As part of a confidential settlement agreement, recently unsealed, Eclipse IP aka Electronic Communications Technology, LLC (“ECT”) agreed to be voluntarily enjoined from ever asserting any Intellectual Property, including patents, against any California Entity, now or in the future:
The settlement agreement was originally filed under seal but Minted, Inc. moved to unseal the Agreement, believing it relevant to its own Section 285 motion against ECT. The Court agreed, finding:
First, Defendant has not met the burden of demonstrating any information contained in the Settlement Agreement meets the Ninth Circuit standard for under seal filing.
Second, and perhaps more critically, the terms of the Settlement Agreement indicate that “California Entities,” a defined term that includes California resident entities that are not parties to the action, are third party beneficiaries of the Settlement Agreement. The Settlement Agreement disposes of certain claims made by Plaintiff pursuant to California’s Unfair Competition Law (“UCL”), and purports to protect such entities from future lawsuits. Such specified third-party beneficiaries of a settlement of what amounts to private attorney general UCL claims will not know of the terms of the agreement, nor will they have any way to enforce those terms, if the Settlement Agreement remains under seal
Kindred Spirit aka True Grit v. ECT, Case No. 18-cv-7661-GJS (CACD), Dkt. No. 69.

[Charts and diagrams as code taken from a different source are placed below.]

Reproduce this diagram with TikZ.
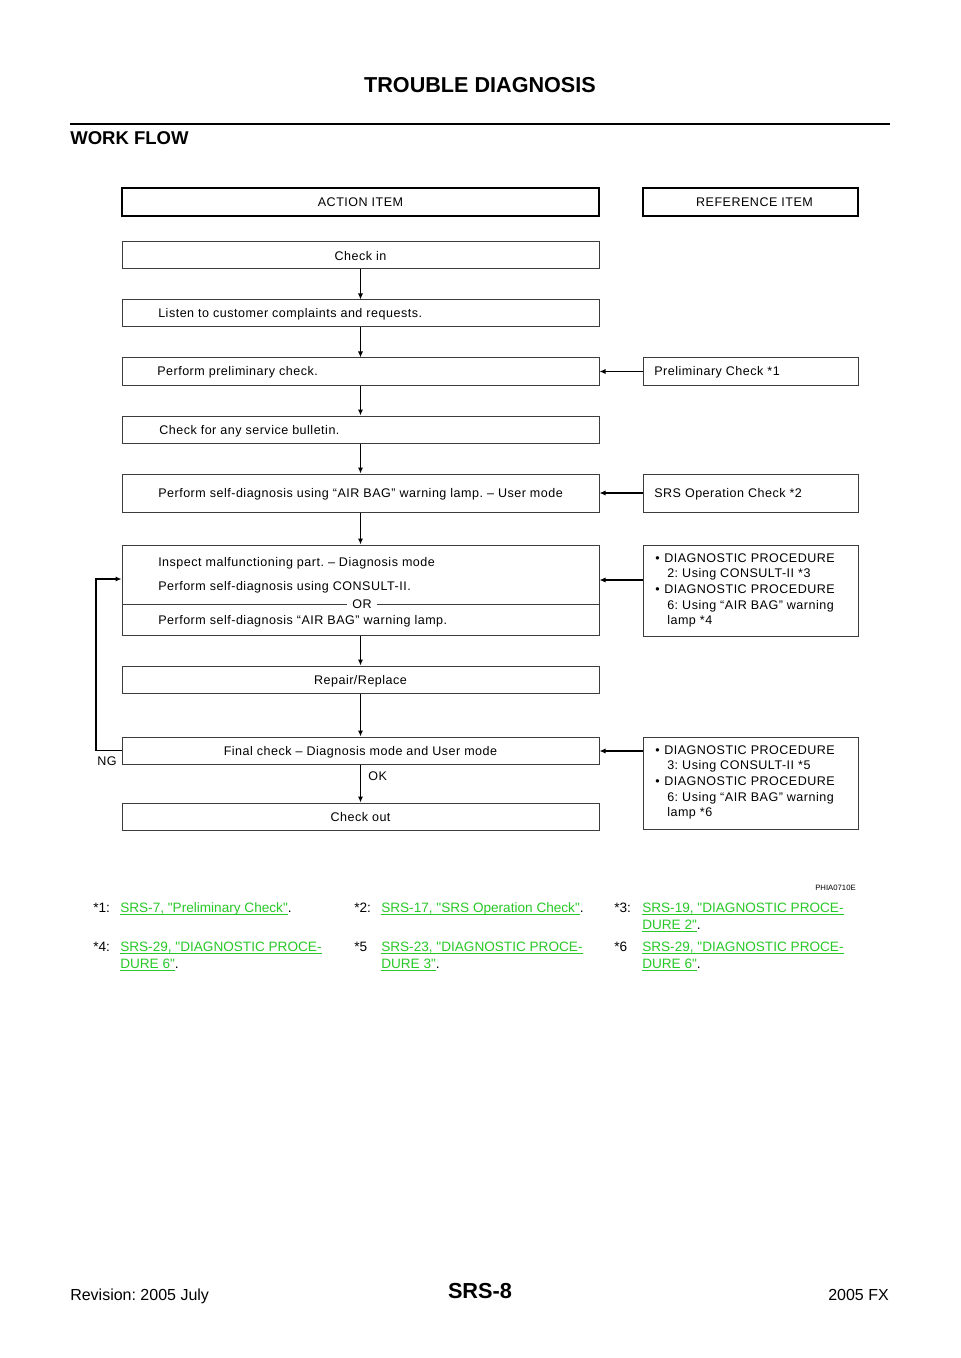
\documentclass[tikz,border=0pt]{standalone}
\usepackage{fontspec}
\setmainfont{Liberation Sans}
\newfontfamily\flowfont[LetterSpace=4]{Liberation Sans}
\newfontfamily\fnfont[Ligatures=TeXOff]{Liberation Sans}
\usetikzlibrary{arrows.meta}
\definecolor{linkgreen}{RGB}{40,200,40}
\definecolor{boxline}{RGB}{60,60,60}
\newcommand\lnkline[1]{\underline{\smash{#1}}}
\frenchspacing
\begin{document}
\begin{tikzpicture}[x=0.75pt,y=-0.75pt,
  ftxt/.style={font=\flowfont\fontsize{9.4}{11}\selectfont, inner sep=0pt},
  lbox/.style={draw=boxline, line width=0.75pt, minimum width=357.75pt, minimum height=20.25pt, inner sep=0pt, text height=6.8pt, text depth=0pt, ftxt},
  rbox/.style={lbox, minimum width=161.25pt},
  hbox/.style={line width=1.6pt, draw=black},
  fn/.style={font=\fnfont\fontsize{10.2}{12}\selectfont, inner sep=0pt, anchor=base west},
  lnk/.style={fn, text=linkgreen},
  arr/.style={draw=black, line width=0.8pt, -{Latex[length=4.5pt,width=3.8pt]}},
  lin/.style={draw=boxline, line width=0.75pt}
]
\useasboundingbox[fill=white] (0,0) rectangle (960,1358);

% page header
\node[font=\bfseries\fontsize{16.2}{18}\selectfont, inner sep=0pt, anchor=base] (title) at (480,93) {TROUBLE DIAGNOSIS};
\coordinate (ruleL) at (70,124);
\coordinate (ruleR) at (890,124);
\draw[line width=2.2pt] (ruleL) -- (ruleR);
\node[font=\bfseries\fontsize{13.9}{16}\selectfont, inner sep=0pt, anchor=base west] (wf) at (70,145) {WORK FLOW};

% column headers
\node[lbox, hbox, minimum height=21pt] (act) at (360.5,202) {ACTION ITEM};
\node[rbox, hbox, minimum height=21pt] (ref) at (750.5,202) {};
\node[ftxt, anchor=base] (reft) at (754.5,206.5) {REFERENCE ITEM};

% action boxes
\node[lbox] (n1) at (360.5,255.5) {Check in};
\node[lbox] (n2) at (360.5,313.5) {};
\node[ftxt, anchor=base west] (t2) at (158,318) {Listen to customer complaints and requests.};
\node[lbox] (n3) at (360.5,371.5) {};
\node[ftxt, anchor=base west] (t3) at (157,376) {Perform preliminary check.};
\node[lbox] (n4) at (360.5,429.5) {};
\node[ftxt, anchor=base west] (t4) at (159,434) {Check for any service bulletin.};
\node[lbox, minimum height=28.5pt] (n5) at (360.5,493) {};
\node[ftxt, anchor=base west] (t5) at (158,497.5) {Perform self-diagnosis using “AIR BAG” warning lamp. – User mode};
\node[lbox, minimum height=67.5pt] (n6) at (360.5,590) {};
\node[ftxt, anchor=base west] (t6a) at (158,566.5) {Inspect malfunctioning part. – Diagnosis mode};
\node[ftxt, anchor=base west] (t6b) at (158,590.5) {Perform self-diagnosis using CONSULT-II.};
\coordinate (orL) at (122,604);
\coordinate (orR) at (599,604);
\draw[lin] (orL) -- (orR);
\node[ftxt, fill=white, inner xsep=4pt, anchor=base] (or) at (362,608.5) {OR};
\node[ftxt, anchor=base west] (t6c) at (158,624.5) {Perform self-diagnosis “AIR BAG” warning lamp.};
\node[lbox] (n7) at (360.5,679.5) {Repair/Replace};
\node[lbox] (n8) at (360.5,750.5) {Final check – Diagnosis mode and User mode};
\node[lbox] (n9) at (360.5,816.5) {Check out};

% reference boxes
\node[rbox] (r1) at (750.5,371.5) {};
\node[ftxt, anchor=base west] (tr1) at (654,376) {Preliminary Check *1};
\node[rbox, minimum height=28.5pt] (r2) at (750.5,493) {};
\node[ftxt, anchor=base west] (tr2) at (654,497.5) {SRS Operation Check *2};
\node[rbox, minimum height=68.25pt] (r3) at (750.5,590.5) {};
\node[ftxt, anchor=base west] (b3a) at (655,562.5) {•};
\node[ftxt, anchor=base west] (tr3a) at (664,562.5) {DIAGNOSTIC PROCEDURE};
\node[ftxt, anchor=base west] (tr3b) at (667,577.5) {2: Using CONSULT-II *3};
\node[ftxt, anchor=base west] (b3b) at (655,593.5) {•};
\node[ftxt, anchor=base west] (tr3c) at (664,593.5) {DIAGNOSTIC PROCEDURE};
\node[ftxt, anchor=base west] (tr3d) at (667,609.5) {6: Using “AIR BAG” warning};
\node[ftxt, anchor=base west] (tr3e) at (667,624.5) {lamp *4};
\node[rbox, minimum height=69pt] (r4) at (750.5,783) {};
\node[ftxt, anchor=base west] (b4a) at (655,754.5) {•};
\node[ftxt, anchor=base west] (tr4a) at (664,754.5) {DIAGNOSTIC PROCEDURE};
\node[ftxt, anchor=base west] (tr4b) at (667,769.5) {3: Using CONSULT-II *5};
\node[ftxt, anchor=base west] (b4b) at (655,785.5) {•};
\node[ftxt, anchor=base west] (tr4c) at (664,785.5) {DIAGNOSTIC PROCEDURE};
\node[ftxt, anchor=base west] (tr4d) at (667,801.5) {6: Using “AIR BAG” warning};
\node[ftxt, anchor=base west] (tr4e) at (667,816.5) {lamp *6};

% vertical flow arrows
\draw[arr] (n1) -- (n2);
\draw[arr] (n2) -- (n3);
\draw[arr] (n3) -- (n4);
\draw[arr] (n4) -- (n5);
\draw[arr] (n5) -- (n6);
\draw[arr] (n6) -- (n7);
\draw[arr] (n7) -- (n8);
\draw[arr] (n8) -- (n9);
\node[ftxt, anchor=base west] (ok) at (368,780) {OK};

% reference arrows
\draw[arr] (r1) -- (n3);
\draw[arr] (r2) -- (n5);
\coordinate (a3) at (643,580);
\draw[arr] (a3) -- (a3 -| n6.east);
\coordinate (a4) at (643,751);
\draw[arr] (a4) -- (a4 -| n8.east);

% NG loop
\coordinate (ng) at (96,579);
\draw[arr] (n8.west) -| (ng) -- (ng -| n6.west);
\node[ftxt, anchor=base west] (ngl) at (97,765) {NG};

\node[font=\fontsize{5.8}{7}\selectfont, inner sep=0pt, anchor=base east] (code) at (856,890) {PHIA0710E};

% footnotes
\node[fn] (f1) at (93,912) {*1:};
\node[lnk] (l1) at (120,912) {\lnkline{SRS-7, "Preliminary Check"}\textcolor{black}{.}};
\node[fn] (f2) at (354,912) {*2:};
\node[lnk] (l2) at (381,912) {\lnkline{SRS-17, "SRS Operation Check"}\textcolor{black}{.}};
\node[fn] (f3) at (614,912) {*3:};
\node[lnk] (l3a) at (642,912) {\lnkline{SRS-19, "DIAGNOSTIC PROCE-}};
\node[lnk] (l3b) at (642,929) {\lnkline{DURE 2"}\textcolor{black}{.}};
\node[fn] (f4) at (93,951) {*4:};
\node[lnk] (l4a) at (120,951) {\lnkline{SRS-29, "DIAGNOSTIC PROCE-}};
\node[lnk] (l4b) at (120,968) {\lnkline{DURE 6"}\textcolor{black}{.}};
\node[fn] (f5) at (354,951) {*5};
\node[lnk] (l5a) at (381,951) {\lnkline{SRS-23, "DIAGNOSTIC PROCE-}};
\node[lnk] (l5b) at (381,968) {\lnkline{DURE 3"}\textcolor{black}{.}};
\node[fn] (f6) at (614,951) {*6};
\node[lnk] (l6a) at (642,951) {\lnkline{SRS-29, "DIAGNOSTIC PROCE-}};
\node[lnk] (l6b) at (642,968) {\lnkline{DURE 6"}\textcolor{black}{.}};

% page footer
\node[font=\fontsize{12}{14}\selectfont, inner sep=0pt, anchor=base west] (rev) at (70,1300) {Revision: 2005 July};
\node[font=\bfseries\fontsize{16.3}{18}\selectfont, inner sep=0pt, anchor=base] (pg) at (480,1298) {SRS-8};
\node[font=\fontsize{12}{14}\selectfont, inner sep=0pt, anchor=base east] (model) at (889,1300) {2005 FX};
\end{tikzpicture}
\end{document}
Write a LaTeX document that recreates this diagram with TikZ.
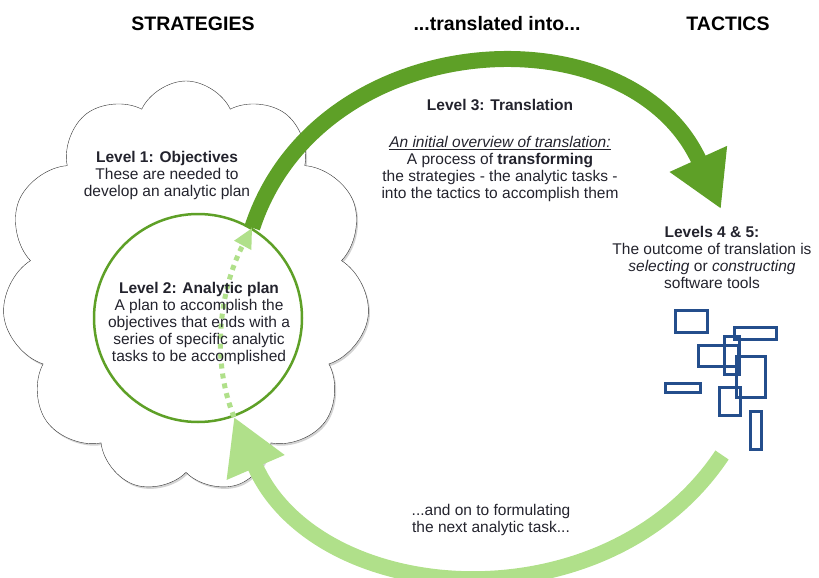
\documentclass[tikz,border=0pt]{standalone}
\usepackage{fontspec}
\setmainfont{Liberation Sans}
\usetikzlibrary{shapes.symbols,shadows,arrows.meta}

\definecolor{leafgreen}{RGB}{94,160,39}
\definecolor{palegreen}{RGB}{176,224,138}
\definecolor{toolblue}{RGB}{36,78,140}
\definecolor{inkgray}{RGB}{35,35,45}

\begin{document}
\begin{tikzpicture}[x=1pt,y=-1pt,
    heading/.style={font=\fontsize{19.5}{22}\selectfont\bfseries, anchor=base, inner sep=0pt},
    blurb/.style={font=\fontsize{15.5}{17}\selectfont, align=center, anchor=north,
      inner sep=0pt, text=inkgray},
    forward/.style={line width=16pt, leafgreen, -{Triangle[length=55pt,width=59pt]}},
    feedback/.style={line width=16pt, palegreen, -{Triangle[length=55pt,width=59pt]}},
    refine/.style={line width=5pt, palegreen, dash pattern=on 5pt off 5pt,
      -{Triangle[length=20pt,width=18pt]}}]
  \useasboundingbox (0,0) rectangle (819,578);

  % column headings
  \node[heading] (strategies) at (193,31) {STRATEGIES};
  \node[heading] (into) at (497,31) {...translated into...};
  \node[heading] (tactics) at (728,31) {TACTICS};

  % level 1 cloud, level 2 circle sits inside it
  \node[cloud, draw=black!80, fill=white, cloud puffs=11, cloud puff arc=130,
    aspect=0.86, minimum width=368pt, minimum height=412pt, inner sep=0pt,
    drop shadow={opacity=0.35, shadow xshift=1.5pt, shadow yshift=-2pt}]
    (objectives) at (186,287) {};
  \node[circle, draw=leafgreen, line width=2.5pt, minimum size=208pt, inner sep=0pt]
    (plan) at (198,318) {};

  % where the big arrows meet the tactics side
  \coordinate (tooltip) at (721,209);
  \coordinate (toolbase) at (722,455);

  \draw[refine] (plan.290) .. controls (208,352) and (224,280) .. (plan.59);
  \draw[forward] (plan.59) .. controls (319,24) and (630,8) .. (tooltip);
  \draw[feedback] (toolbase) .. controls (605,630) and (316,608) .. (plan.290);

  % software tools
  \foreach \xa/\ya/\xb/\yb in {675.5/310.5/707.5/332.5, 734.5/327.5/776.5/339.5,
      698.5/345.5/738.5/366.5, 724.5/336.5/739.5/374.5, 736.5/356.5/765.5/397.5,
      665.5/383.5/700.5/392.5, 719.5/387.5/740.5/415.5, 750.5/411.5/761.5/449.5}
    \draw[toolblue, line width=3pt] (\xa,\ya) rectangle (\xb,\yb);

  % texts
  \node[blurb] (level1) at (167,151.5)
    {\textbf{Level 1: Objectives}\\These are needed to\\develop an analytic plan};
  \node[blurb] (level2) at (199,282.5)
    {\textbf{Level 2: Analytic plan}\\A plan to accomplish the\\objectives that ends with a\\%
     series of specific analytic\\tasks to be accomplished};
  \node[blurb] (level3) at (500,99.5) {\textbf{Level 3: Translation}};
  \node[blurb] (overview) at (500,136.5)
    {\underline{\textit{An initial overview of translation:}}\\A process of \textbf{transforming}\\%
     the strategies - the analytic tasks -\\into the tactics to accomplish them};
  \node[blurb] (levels45) at (712,226.5)
    {\textbf{Levels 4 \& 5:}\\The outcome of translation is\\\textit{selecting} or \textit{constructing}\\%
     software tools};
  \node[blurb] (nexttask) at (491,504.5)
    {...and on to formulating\\the next analytic task...};
\end{tikzpicture}
\end{document}
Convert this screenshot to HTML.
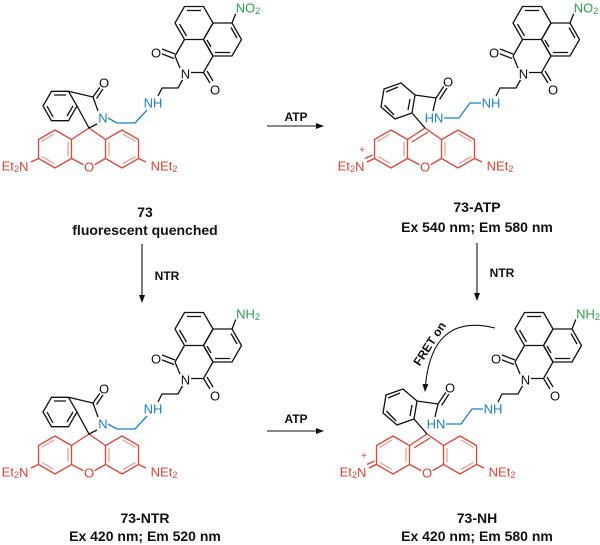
<!DOCTYPE html>
<html><head><meta charset="utf-8"><style>
html,body{margin:0;padding:0;background:#fff;}
svg{display:block;}
text{font-family:"Liberation Sans",sans-serif;}
.a{font-size:13px;dominant-baseline:central;text-anchor:middle;paint-order:stroke;stroke:#fff;stroke-width:3px;}
.r{fill:#d9463a}.b{fill:#1f7fc0}.g{fill:#2e9b4e}.k{fill:#111}
.lab{font-size:14px;font-weight:bold;text-anchor:middle;fill:#111}
.sm{font-size:12px;font-weight:bold;text-anchor:middle;fill:#111}
</style></head><body>
<svg width="600" height="545" viewBox="0 0 600 545" xmlns="http://www.w3.org/2000/svg">
<defs>
<marker id="ah" markerWidth="8" markerHeight="8" refX="7" refY="4" orient="auto" markerUnits="userSpaceOnUse"><path d="M0,1 L8,4 L0,7 z" fill="#111"/></marker>
<g id="naph" fill="none" stroke="#111" stroke-width="1.3">
<polygon points="184.5,6.5 203.5,6.5 213,23 203.5,39.5 184.5,39.5 175,23"/>
<polygon points="213,23 232,23 241.5,39.5 232,56 213,56 203.5,39.5"/>
<path d="M187,10.5 L201,10.5 M179.5,24 L186.5,36 M231,27.5 L237,38 M215,52.5 L230,52.5 M207,40 L211,47"/>
<path d="M175,56 L184.5,39.5 M203.5,39.5 L213,56 L203.5,72.5 L191,72.5 M180,68 L175,56"/>
<path d="M175,54 L162,49 M174,58.5 L161,53.5"/>
<path d="M203.5,72.5 L210,83 M207,71 L213,81"/>
<path d="M183,79 L178,88 L162,88 L158,96"/>
</g>
<g id="xan" fill="none" stroke="#d9463a" stroke-width="1.3">
<polygon points="55,130 71.5,139.5 71.5,158.5 55,168 38.5,158.5 38.5,139.5"/>
<polygon points="122,130 138.5,139.5 138.5,158.5 122,168 105.5,158.5 105.5,139.5"/>
<path d="M71.5,139.5 L89,128 L105.5,139.5 M71.5,158.5 L84,165 M94,165 L105.5,158.5"/>
<path d="M38.5,158.5 L31,162 M138.5,158.5 L146,162"/>
<path stroke="#e8a09a" d="M54,134 L41.5,141.5 M42,156.5 L54,163.5 M68,142 L68,156 M123,134 L135.5,141.5 M109,142 L109,156 M123,163.5 L135.5,156.5"/>
</g>
</defs>

<!-- Molecule 73 (top-left) -->
<g id="m73">
<use href="#naph"/>
<use href="#xan"/>
<g fill="none" stroke="#111" stroke-width="1.3">
<polygon points="51.5,91.3 68.5,91.3 77,106 68.5,120.7 51.5,120.7 43,106"/>
<path d="M54,95 L66,95 M47,106 L53,117 M73,106 L67,116"/>
<path d="M68.5,91.3 L93,97 L98,111 M97,124 L89,128 L77,106"/>
<path d="M93,97 L100,87 M96.5,98.5 L103,89"/>
</g>
<path d="M147,110 L135,123 L117,123 L108,118" fill="none" stroke="#1f7fc0" stroke-width="1.3"/>
<text class="a k" x="104" y="83">O</text>
<text class="a b" x="103" y="118">N</text>
<text class="a b" x="153" y="103">NH</text>
<text class="a k" x="156" y="53">O</text>
<text class="a k" x="215" y="90">O</text>
<text class="a k" x="185.5" y="74">N</text>
<text class="a r" x="89" y="167">O</text>
<text class="a r" x="15" y="166">Et<tspan font-size="9" dy="3">2</tspan><tspan dy="-3">N</tspan></text>
<text class="a r" x="164" y="166">NEt<tspan font-size="9" dy="3">2</tspan></text>
</g>
<path d="M232,23 L236,13" stroke="#111" stroke-width="1.3"/>
<text class="a g" x="248" y="8">NO<tspan font-size="9" dy="3">2</tspan></text>

<!-- 73-ATP -->
<g transform="translate(336,0)">
<use href="#naph" transform="translate(2,0)"/>
<use href="#xan"/>
<g fill="none" stroke="#111" stroke-width="1.3">
<polygon points="79,95 76,113 59,119 45,107 48,89 65,83"/>
<path d="M62,87 L50,92 M48.5,105 L58,115 M74,99 L72,110"/>
<path d="M79,95 L100,98 L97,111 M100,98 L108,86 M103.5,99.5 L111,88 M76,113 L89,128"/>
</g>
<path d="M92,132 L76,142" stroke="#d9463a" stroke-width="1.3"/>
<path d="M38.5,158.5 L31,162 M36.5,155 L29,158.5" stroke="#d9463a" stroke-width="1.3"/>
<path d="M108,118 L123,118 L134,103 L146,103" fill="none" stroke="#1f7fc0" stroke-width="1.3"/>
<text class="a k" x="112" y="82">O</text>
<text class="a b" x="98" y="118">HN</text>
<text class="a b" x="155" y="103">NH</text>
<text class="a k" x="158" y="53">O</text>
<text class="a k" x="217" y="90">O</text>
<text class="a k" x="187.5" y="74">N</text>
<text class="a r" x="89" y="167">O</text>
<text class="a r" x="15" y="166">Et<tspan font-size="9" dy="3">2</tspan><tspan dy="-3">N</tspan></text>
<text class="r" x="26" y="153" font-size="10" text-anchor="middle">+</text>
<text class="a r" x="164" y="166">NEt<tspan font-size="9" dy="3">2</tspan></text>
<path d="M234,23 L238,13" stroke="#111" stroke-width="1.3"/>
<text class="a g" x="250" y="8">NO<tspan font-size="9" dy="3">2</tspan></text>
</g>

<!-- bottom-left 73-NTR -->
<g transform="translate(0,306)">
<use href="#m73"/>
<path d="M232,23 L236,13" stroke="#111" stroke-width="1.3"/>
<text class="a g" x="248" y="8">NH<tspan font-size="9" dy="3">2</tspan></text>
</g>

<!-- bottom-right 73-NH -->
<g transform="translate(338,306)">
<use href="#naph" transform="translate(2,0)"/>
<use href="#xan"/>
<g fill="none" stroke="#111" stroke-width="1.3">
<polygon points="79,95 76,113 59,119 45,107 48,89 65,83"/>
<path d="M62,87 L50,92 M48.5,105 L58,115 M74,99 L72,110"/>
<path d="M79,95 L100,98 L97,111 M100,98 L108,86 M103.5,99.5 L111,88 M76,113 L89,128"/>
</g>
<path d="M92,132 L76,142" stroke="#d9463a" stroke-width="1.3"/>
<path d="M38.5,158.5 L31,162 M36.5,155 L29,158.5" stroke="#d9463a" stroke-width="1.3"/>
<path d="M108,118 L123,118 L134,103 L146,103" fill="none" stroke="#1f7fc0" stroke-width="1.3"/>
<text class="a k" x="112" y="82">O</text>
<text class="a b" x="98" y="118">HN</text>
<text class="a b" x="155" y="103">NH</text>
<text class="a k" x="158" y="53">O</text>
<text class="a k" x="217" y="90">O</text>
<text class="a k" x="187.5" y="74">N</text>
<text class="a r" x="89" y="167">O</text>
<text class="a r" x="15" y="166">Et<tspan font-size="9" dy="3">2</tspan><tspan dy="-3">N</tspan></text>
<text class="r" x="26" y="153" font-size="10" text-anchor="middle">+</text>
<text class="a r" x="164" y="166">NEt<tspan font-size="9" dy="3">2</tspan></text>
<path d="M234,23 L238,13" stroke="#111" stroke-width="1.3"/>
<text class="a g" x="250" y="8">NH<tspan font-size="9" dy="3">2</tspan></text>
</g>

<!-- FRET arc -->
<path d="M495,328 Q430,312 425,391" fill="none" stroke="#111" stroke-width="1.1" marker-end="url(#ah)"/>
<text class="sm" x="0" y="0" transform="translate(433,346) rotate(-57)">FRET on</text>

<!-- arrows -->
<line x1="267" y1="126" x2="323" y2="126" stroke="#111" stroke-width="1.1" marker-end="url(#ah)"/>
<text class="sm" x="296" y="121">ATP</text>
<line x1="267" y1="431" x2="323" y2="431" stroke="#111" stroke-width="1.1" marker-end="url(#ah)"/>
<text class="sm" x="296" y="423">ATP</text>
<line x1="142" y1="244" x2="142" y2="302" stroke="#111" stroke-width="1.1" marker-end="url(#ah)"/>
<text class="sm" x="167" y="280">NTR</text>
<line x1="477" y1="243" x2="477" y2="300" stroke="#111" stroke-width="1.1" marker-end="url(#ah)"/>
<text class="sm" x="502" y="277">NTR</text>

<!-- labels -->
<text class="lab" x="145" y="217">73</text>
<text class="lab" x="145" y="235">fluorescent quenched</text>
<text class="lab" x="477" y="212">73-ATP</text>
<text class="lab" x="477" y="232">Ex 540 nm; Em 580 nm</text>
<text class="lab" x="145" y="523">73-NTR</text>
<text class="lab" x="145" y="541">Ex 420 nm; Em 520 nm</text>
<text class="lab" x="477" y="523">73-NH</text>
<text class="lab" x="477" y="541">Ex 420 nm; Em 580 nm</text>
</svg>
</body></html>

California Entities are now safe from the patent monetization campaigns of one of the most prolific NPEs. See: https://www.eff.org/deeplinks/2015/04/stupid-patent-month-eclipse-ip-casts-shadow-over-innovation
Lamkin IP Defense would like to formally thank Andrew Fairclough, the owner of DJ Plaintiff True Grit, for the honor of representing his Private Attorney General action against ECT. The state of California and I are in your debt.
Postscript: the Honorable Judge Standish found ECT had engaged in “in terrorem” tactics and awarded attorney’s fees.